*Problem to solve:*
Write out again exactly the lines from the one containing "Give me the TikZ source for this diagram." through the one containing "(title) at (110,54)", both included, and omit the pictures.

◆ ◆ ◆

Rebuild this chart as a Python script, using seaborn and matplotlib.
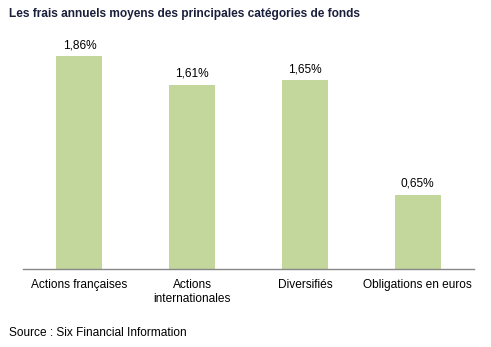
import matplotlib
matplotlib.use("Agg")
import matplotlib.pyplot as plt
import seaborn as sns
import pandas as pd

categories = ["Actions françaises", "Actions\ninternationales", "Diversifiés", "Obligations en euros"]
values = [1.86, 1.61, 1.65, 0.65]
value_labels = ["1,86%", "1,61%", "1,65%", "0,65%"]
title = "Les frais annuels moyens des principales catégories de fonds"
source = "Source : Six Financial Information"

sns.set_theme(style="white")
plt.rcParams['font.family'] = ['Liberation Sans', 'DejaVu Sans']

W, H = 491, 347
fig = plt.figure(figsize=(W / 100, H / 100), dpi=100)
ax = fig.add_axes([23 / W, (H - 269) / H, (474 - 23) / W, (269 - 30) / H])

df = pd.DataFrame({"cat": categories, "val": values})
sns.barplot(data=df, x="cat", y="val", color="#C3D69B", width=0.41, ax=ax,
            saturation=1, linewidth=0)

ax.set_xlim(-0.5, 3.5)
ax.set_ylim(0, 239 / 114.5)
for i, (v, lab) in enumerate(zip(values, value_labels)):
    ax.annotate(lab, (i, v), xytext=(0, 3.5), textcoords="offset points",
                ha="center", va="bottom", fontsize=8.6, color="#000000")

for s in ["top", "right", "left"]:
    ax.spines[s].set_visible(False)
ax.spines["bottom"].set_color("#888888")
ax.spines["bottom"].set_linewidth(1)
ax.set_yticks([])
ax.set_xlabel("")
ax.set_ylabel("")
ax.tick_params(axis="x", length=0, pad=7.5, labelsize=8.6, colors="#000000")
for t in ax.get_xticklabels():
    t.set_linespacing(1.2)

fig.text(9 / W, 1 - 14 / H, title, fontsize=8.6, fontweight="bold", color="#1A1F3C",
         ha="left", va="center")
fig.text(9 / W, 1 - 333 / H, source, fontsize=8.6, color="#000000", ha="left", va="center")

fig.savefig("out.png", dpi=100, facecolor="white")
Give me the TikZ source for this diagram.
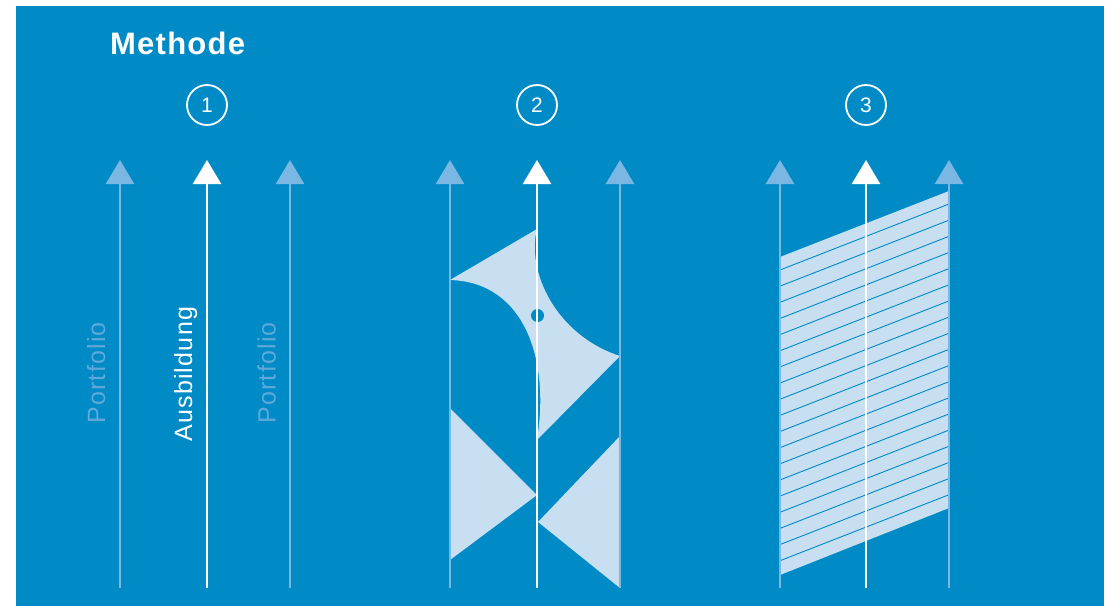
\documentclass[tikz,border=0pt]{standalone}
\usepackage{fontspec}
\setmainfont{Liberation Sans}
\usetikzlibrary{arrows.meta,positioning}
\definecolor{bgblue}{RGB}{0,139,199}
\definecolor{paleblue}{RGB}{122,183,226}
\definecolor{fillblue}{RGB}{199,223,240}
\definecolor{labelblue}{RGB}{96,168,218}

\begin{document}
\begin{tikzpicture}[
    x=1pt, y=-1pt,
    axis/.style={line width=2.5pt, -{Triangle[width=28pt,length=24pt]}},
    mainaxis/.style={axis, white},
    sideaxis/.style={axis, paleblue},
    num/.style={draw=white, line width=1.8pt, circle, minimum size=40pt,
    inner sep=0pt, text=white, font=\fontsize{21}{21}\selectfont},
    axlabel/.style={rotate=90, anchor=base west, inner sep=0pt,
    font=\fontsize{25}{25}\selectfont\addfontfeatures{LetterSpace=5}},
    wedge/.style={fill=fillblue},
    hatch/.style={draw=bgblue, line width=0.9pt}
]
\fill[white] (0,0) rectangle (1119,606);
\fill[bgblue] (16,6) rectangle (1104,606);
\useasboundingbox (0,0) rectangle (1119,606);

\node[anchor=base west, inner sep=0pt, text=white,
  font=\fontsize{31}{31}\selectfont\bfseries\addfontfeatures{LetterSpace=4}]
  (title) at (110,54) {Methode};

% method 2: wedges between the axes
\fill[wedge] (450,280) -- (537,229) .. controls (526,270) and (555,335) .. (620,356)
  -- (537,440) .. controls (550,360) and (525,282) .. (450,280) -- cycle;
\fill[bgblue] (537.5,315.5) circle[radius=6.5pt];
\fill[wedge] (450,408) -- (537,495) -- (450,560) -- cycle;
\fill[wedge] (620,436) -- (538,522) -- (620,588) -- cycle;

% method 3: hatched band
\fill[wedge] (780,257) -- (949,191) -- (949,508) -- (780,575) -- cycle;
\foreach \k in {0,...,18}
  \draw[hatch] (780,{270+16.15*\k}) -- (949,{204+16.15*\k});

% axes
\foreach \n/\x/\sty in {l1/120/sideaxis, m1/207/mainaxis, r1/290/sideaxis,
    l2/450/sideaxis, m2/537/mainaxis, r2/620/sideaxis,
    l3/780/sideaxis, m3/866/mainaxis, r3/949/sideaxis}{
  \coordinate (\n-foot) at (\x,588);
  \coordinate (\n-tip) at (\x,160);
  \draw[\sty] (\n-foot) -- (\n-tip);
}

\node[axlabel, text=labelblue] (port1) at (105,424) {Portfolio};
\node[axlabel, text=white] (ausb) at (192,442) {Ausbildung};
\node[axlabel, text=labelblue] (port2) at (275.5,424) {Portfolio};

\node[num] (n1) at (207,105) {1};
\node[num] (n2) at (537,105) {2};
\node[num] (n3) at (866,105) {3};
\end{tikzpicture}
\end{document}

◆ ◆ ◆

*Answer to the problem:*
Give me the TikZ source for this diagram.
\documentclass[tikz,border=0pt]{standalone}
\usepackage{fontspec}
\setmainfont{Liberation Sans}
\usetikzlibrary{arrows.meta,positioning}
\definecolor{bgblue}{RGB}{0,139,199}
\definecolor{paleblue}{RGB}{122,183,226}
\definecolor{fillblue}{RGB}{199,223,240}
\definecolor{labelblue}{RGB}{96,168,218}

\begin{document}
\begin{tikzpicture}[
    x=1pt, y=-1pt,
    axis/.style={line width=2.5pt, -{Triangle[width=28pt,length=24pt]}},
    mainaxis/.style={axis, white},
    sideaxis/.style={axis, paleblue},
    num/.style={draw=white, line width=1.8pt, circle, minimum size=40pt,
    inner sep=0pt, text=white, font=\fontsize{21}{21}\selectfont},
    axlabel/.style={rotate=90, anchor=base west, inner sep=0pt,
    font=\fontsize{25}{25}\selectfont\addfontfeatures{LetterSpace=5}},
    wedge/.style={fill=fillblue},
    hatch/.style={draw=bgblue, line width=0.9pt}
]
\fill[white] (0,0) rectangle (1119,606);
\fill[bgblue] (16,6) rectangle (1104,606);
\useasboundingbox (0,0) rectangle (1119,606);

\node[anchor=base west, inner sep=0pt, text=white,
  font=\fontsize{31}{31}\selectfont\bfseries\addfontfeatures{LetterSpace=4}]
  (title) at (110,54) {Methode};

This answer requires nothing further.